Max Planck researchers working with Prof. Dierk Raabe and Dr. Stefan Zaefferer have already looked at steel-related iron-aluminium intermetallic alloys. These alloys are characteristically highly resistant to oxidation and sulphidation at high temperatures. On the other hand, they are not yet completely hard and homogenous. For this reason, the scientists are adding tiny particles and chromium, in an attempt to refine the materials for technical application. Such alloys could be used in newly-designed high-temperature gas turbines for conventional power plants, allowing plants to operate more efficiently and ecologically, and bringing down energy costs.
In the case of the iron-aluminium intermetallic alloy, Raabe and his colleagues are using the instrument to look at the effect of embedded particles on the microstructure and macroscopic characteristics of the material. In particular, the scientists investigated how tiny inclusions in the intermetallic matrix influence the orientation of the alloy’s crystal lattice.

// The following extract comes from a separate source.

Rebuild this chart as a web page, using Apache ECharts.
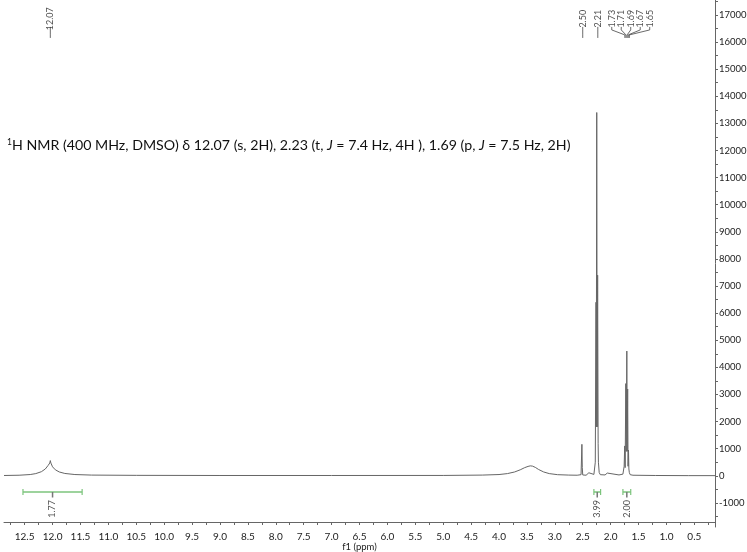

In hot-formed samples the scientists were able to observe for the first time in 3D how soft crystal orientations of the matrix developed substantial orientation gradients around hard particles. The crystallographic orientations took on specific patterns, characterised by the building up of systematic orientation gradients in a number of successive layers which had increasing orientation distance from the interface with the hard inclusion. Because of these strong crystallographic gradients, new seed crystals developed, homogenising the material and improving its mechanical characteristics in view of high-temperature application in modern power plants.